══ MATERIAL FOR THE TASK ══
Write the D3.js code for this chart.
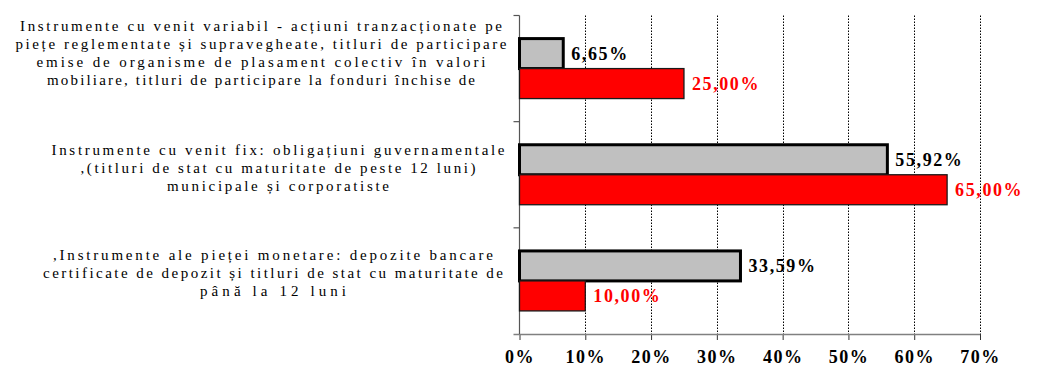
<!DOCTYPE html>
<html>
<head>
<meta charset="utf-8">
<script src="https://cdn.jsdelivr.net/npm/d3@7"></script>
<style>
  html, body { margin: 0; padding: 0; background: #ffffff; }
  svg { display: block; }
</style>
</head>
<body>
<svg id="chart" width="1042" height="367"></svg>
<script>
// Asset categories, top to bottom; each label is pre-wrapped into lines
const categories = ["variabil", "fix", "monetare"];
const categoryLines = [
  ["Instrumente cu venit variabil - acțiuni tranzacționate pe",
   "piețe reglementate și supravegheate, titluri de participare",
   "emise de organisme de plasament colectiv în valori",
   "mobiliare, titluri de participare  la fonduri închise de"],
  ["Instrumente cu venit fix: obligațiuni guvernamentale",
   ",(titluri de stat cu maturitate de peste 12 luni)",
   "municipale și corporatiste"],
  [",Instrumente ale pieței monetare: depozite bancare",
   "certificate de depozit și titluri de stat cu maturitate de",
   "până la 12 luni"]
];
// Portfolio share (grey) and allocation ceiling (red), in percent
const portfolioValues = [6.65, 55.92, 33.59];
const limitValues = [25.00, 65.00, 10.00];
const tickValues = [0, 10, 20, 30, 40, 50, 60, 70];
const tickLabels = ["0%", "10%", "20%", "30%", "40%", "50%", "60%", "70%"];

const series = [
  { key: "portfolio", values: portfolioValues, fill: "#c0c0c0", stroke: "#000000", strokeWidth: 3, text: "#000000" },
  { key: "limit", values: limitValues, fill: "#ff0000", stroke: "#1a1a1a", strokeWidth: 1.3, text: "#ff0000" }
];

const svg = d3.select("#chart");
const plot = { left: 519.5, right: 980, top: 15.5, bottom: 334 };

const x = d3.scaleLinear().domain([0, 70]).range([plot.left, plot.right]);
const y = d3.scaleBand().domain(categories).range([plot.top, plot.bottom]).paddingInner(0).paddingOuter(0);
const ySub = d3.scaleBand().domain(series.map(s => s.key)).range([0, y.bandwidth()]).paddingInner(0).paddingOuter(0.77);

const serif = "'Liberation Serif', 'Times New Roman', Times, serif";
const fmt = v => d3.format(".2f")(v).replace(".", ",") + "%";

// Dotted vertical gridlines
svg.append("g")
  .selectAll("line")
  .data(tickValues.filter(v => v > 0))
  .join("line")
  .attr("x1", d => Math.round(x(d)) + 0.5)
  .attr("x2", d => Math.round(x(d)) + 0.5)
  .attr("y1", plot.top)
  .attr("y2", plot.bottom)
  .attr("stroke", "#000")
  .attr("stroke-width", 1)
  .attr("stroke-dasharray", "1.5,1.5");

// Bottom value axis
const xAxis = d3.axisBottom(x)
  .tickValues(tickValues)
  .tickFormat((d, i) => tickLabels[i])
  .tickSize(6)
  .tickPadding(10);
const gx = svg.append("g")
  .attr("transform", `translate(0,${plot.bottom})`)
  .call(xAxis);
gx.select(".domain").remove();
gx.selectAll(".tick line").attr("stroke", "#333").attr("stroke-width", 1);
gx.selectAll(".tick text")
  .attr("font-family", serif)
  .attr("font-weight", "bold")
  .attr("font-size", 18)
  .style("letter-spacing", "1.5px")
  .attr("fill", "#000");
gx.append("line")
  .attr("x1", plot.left - 6).attr("x2", plot.right)
  .attr("y1", 0.5).attr("y2", 0.5)
  .attr("stroke", "#808080").attr("stroke-width", 1.5);

// Left category axis with ticks at band boundaries
const boundaries = categories.map(c => y(c)).concat([plot.bottom]);
svg.append("line")
  .attr("x1", plot.left).attr("x2", plot.left)
  .attr("y1", plot.top).attr("y2", plot.bottom)
  .attr("stroke", "#555").attr("stroke-width", 1.2);
svg.append("g")
  .selectAll("line")
  .data(boundaries.slice(0, -1))
  .join("line")
  .attr("x1", plot.left - 6).attr("x2", plot.left)
  .attr("y1", d => d).attr("y2", d => d)
  .attr("stroke", "#555").attr("stroke-width", 1.2);

// Category labels: spaced-out serif lines, each stretched to its set width
const lineHeight = 18;
const firstBaseline = [15, 33, 32.5];
const labelLayout = [
  { cx: 261, widths: [482, 491, 449, 428] },
  { cx: 278, widths: [453, 395, 222] },
  { cx: 273, widths: [440, 460, 146] }
];
const labelGroup = svg.append("g")
  .attr("font-family", serif)
  .attr("font-size", 15)
  .attr("fill", "#000")
  .attr("text-anchor", "middle");
categories.forEach((c, i) => {
  categoryLines[i].forEach((line, j) => {
    labelGroup.append("text")
      .attr("x", labelLayout[i].cx)
      .attr("y", y(c) + firstBaseline[i] + j * lineHeight)
      .attr("textLength", labelLayout[i].widths[j])
      .attr("lengthAdjust", "spacing")
      .text(line);
  });
});

// Bars and value labels
series.forEach(s => {
  const g = svg.append("g");
  g.selectAll("rect")
    .data(categories)
    .join("rect")
    .attr("x", x(0))
    .attr("y", c => y(c) + ySub(s.key))
    .attr("width", (c, i) => x(s.values[i]) - x(0))
    .attr("height", ySub.bandwidth())
    .attr("fill", s.fill)
    .attr("stroke", s.stroke)
    .attr("stroke-width", s.strokeWidth);
  g.selectAll("text")
    .data(categories)
    .join("text")
    .attr("x", (c, i) => x(s.values[i]) + 8)
    .attr("y", c => y(c) + ySub(s.key) + ySub.bandwidth() / 2)
    .attr("dy", "0.35em")
    .attr("font-family", serif)
    .attr("font-weight", "bold")
    .attr("font-size", 18)
    .style("letter-spacing", "1.6px")
    .attr("fill", s.text)
    .text((c, i) => fmt(s.values[i]));
});
</script>
</body>
</html>
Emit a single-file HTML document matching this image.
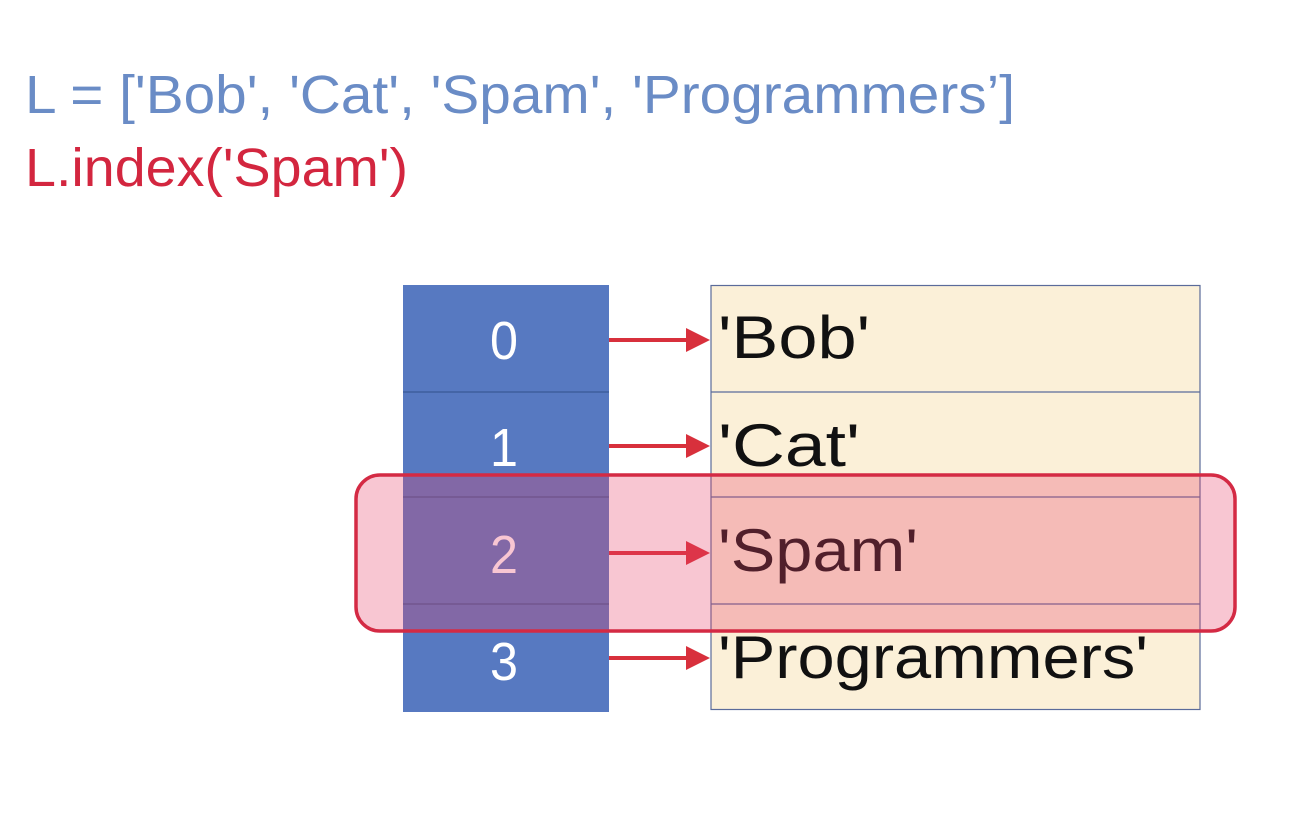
<!DOCTYPE html>
<html><head><style>html,body{margin:0;padding:0;background:#fff;}svg{display:block}</style></head>
<body>
<svg width="1306" height="836" viewBox="0 0 1306 836" xmlns="http://www.w3.org/2000/svg" font-family="Liberation Sans, sans-serif">
<rect width="1306" height="836" fill="#fff"/>
<text x="25" y="113" font-size="54" fill="#6a8cc6" textLength="990" lengthAdjust="spacingAndGlyphs">L = ['Bob', 'Cat', 'Spam', 'Programmers’]</text>
<text x="25" y="186" font-size="54" fill="#d3263f" textLength="383" lengthAdjust="spacingAndGlyphs">L.index('Spam')</text>
<rect x="403" y="285" width="206" height="427" fill="#5779c1"/>
<g stroke="#3f5f9e" stroke-width="1.5">
<line x1="403" y1="392" x2="609" y2="392"/><line x1="403" y1="497" x2="609" y2="497"/><line x1="403" y1="604" x2="609" y2="604"/>
</g>
<rect x="711" y="285.5" width="489" height="424" fill="#fbf0d8" stroke="#5a6b9a" stroke-width="1.2"/>
<g stroke="#5a6b9a" stroke-width="1.2">
<line x1="711" y1="392" x2="1200" y2="392"/><line x1="711" y1="497" x2="1200" y2="497"/><line x1="711" y1="604" x2="1200" y2="604"/>
</g>
<g fill="#fff" font-size="54" text-anchor="middle">
<text x="504" y="359" textLength="28" lengthAdjust="spacingAndGlyphs">0</text><text x="504" y="466" textLength="28" lengthAdjust="spacingAndGlyphs">1</text><text x="504" y="573" textLength="28" lengthAdjust="spacingAndGlyphs">2</text><text x="504" y="680" textLength="28" lengthAdjust="spacingAndGlyphs">3</text>
</g>
<g fill="#111" font-size="60">
<text x="718" y="358" textLength="152" lengthAdjust="spacingAndGlyphs">'Bob'</text>
<text x="718" y="466" textLength="142" lengthAdjust="spacingAndGlyphs">'Cat'</text>
<text x="718" y="571" textLength="200" lengthAdjust="spacingAndGlyphs">'Spam'</text>
<text x="718" y="678" textLength="430" lengthAdjust="spacingAndGlyphs">'Programmers'</text>
</g>
<g stroke="#d8303c" stroke-width="4" fill="#d8303c">
<line x1="609" y1="340" x2="690" y2="340"/><polygon points="686,328 710,340 686,352" stroke="none"/>
<line x1="609" y1="446" x2="690" y2="446"/><polygon points="686,434 710,446 686,458" stroke="none"/>
<line x1="609" y1="553" x2="690" y2="553"/><polygon points="686,541 710,553 686,565" stroke="none"/>
<line x1="609" y1="658" x2="690" y2="658"/><polygon points="686,646 710,658 686,670" stroke="none"/>
</g>
<rect x="356" y="475" width="879" height="156" rx="24" fill="#e8426a" fill-opacity="0.3" stroke="#d42a44" stroke-width="3.5"/>
</svg>
</body></html>
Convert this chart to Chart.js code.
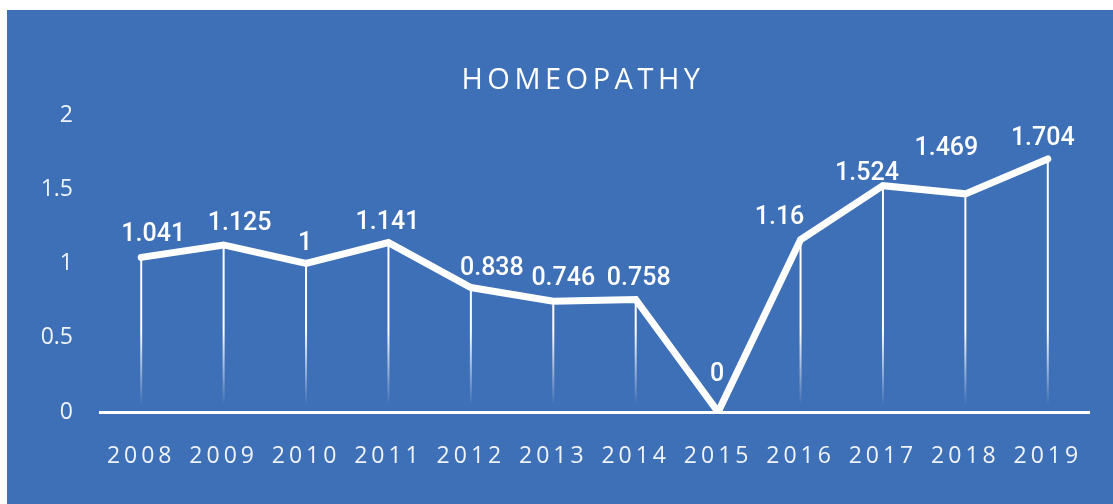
═══
EXERCISE INSTRUCTIONS ::
Copy whichever lines in the listing above contain the word "code".

PROBLEM SOLUTION ::
Write the D3.js code for this chart.
Convert this chart to Chart.js code.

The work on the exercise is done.